Korea Hoping for First Flush of Success at Athletics Worlds in Daegu

      August 25, 2011 07:27

      Korea, China and Japan have amassed a wealth of medals at the Olympic Games to account for an aggregate 6.6 percent of all the podium finishes, but it is a different story at the Athletics World Championships, where they have only bitten a 2.9 percent chunk out of the overall trophy table. Korea, for example, has yet to win a single medal at the biennial Worlds, which it will begin hosting for the first time on Saturday in Daegu.

      Yet the three countries have collected 1,087 medals during the Summer and Winter Olympics, and their athletes continue to add to their success with each respective four-year cycle. At the last Summer Games in Beijing in 2008, for example, they won a combined 156 medals to account for 16 percent of the total medals and cement their stature on the world stage.

      But athletics is not their strong point. From the first Athletics Worlds in Helsinki, Finland in 1983 to the latest edition in Berlin, Germany in 2009, Korea, China and Japan have managed to win just 47 medals. This suggests a somewhat gloomy outlook for the three neighbors and rivals at the upcoming competition.

      Sprinter Usain Bolt strikes his trademark bow-and-arrow pose with supporters in Korean costume in Daegu on Aug. 21, ahead of the 2011 IAAF World Championships which begin Saturday. /Yonhap

      Korean, Chinese and Japanese athletes are no match for heavyweights from the U.S. and Jamaica in the sprint races, while Kenyan and Ethiopian runners dominate the middle- to long-distance running events. In addition, European athletes have a stranglehold on throwing and jumping. But Korea, China and Japan have their own agendas this month.

      China intends to repeat its success back in 1993, when its female athletes led by coach Ma Junren claimed the gold medal in the women's 1,500 m, 3,000 m and 10,000 m races. That led to four gold, two silver and two bronze medals for China, ranking it second in the overall standings. But Ma's squad subsequently fell apart due to a number of scandals, and China has languished in track and field ever since.

      This time around, China is betting on Liu Xiang in the men's 110 m hurdles. Liu won the silver medal at the Worlds in Helsinki in 2005, and seized gold in Osaka in 2007. But he did not compete at the 2008 Beijing Olympics due to a nagging Achilles heel injury, and also skipped the last Worlds in Berlin in 2009 with an injured thigh.

      Liu is aiming to reclaim his title in Daegu, however, to restore China's pride. Other gold medal candidates from the country include Liu Xiangrong, in the female shot put, and men's walkers such as Wang Hao and Chu Yafei, who will bid to end the country's 10-year gold medal drought in race walking.

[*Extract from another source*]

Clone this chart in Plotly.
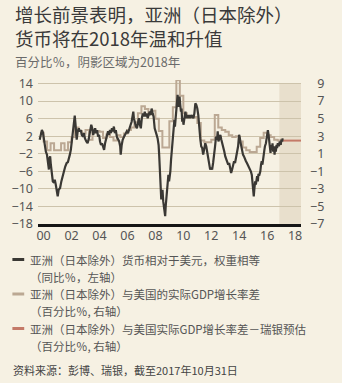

      Meanwhile, Japan is aiming to make its mark in niche events such as the men's 400 m relay. Powered by its organizational strength, Japan won the bronze medal in Beijing in 2008 and rose to fourth place in the overall rankings in Berlin in 2009. The Japanese men's relay team is led by pretty boy Eriguchi Masashi (23).

      Korea has the most humble objective among the three Asian countries. It is just aiming to get its athletes a place in the finals. The most promising athlete is Park Tae-kyung (31) in the men's hurdles. Park, who won the bronze in the 110-m hurdles at the Asian Games in Guangzhou in 2010, is gunning to beat his record of 13.48 seconds by a tenth of a second. That would be enough to place him on the list of finalists.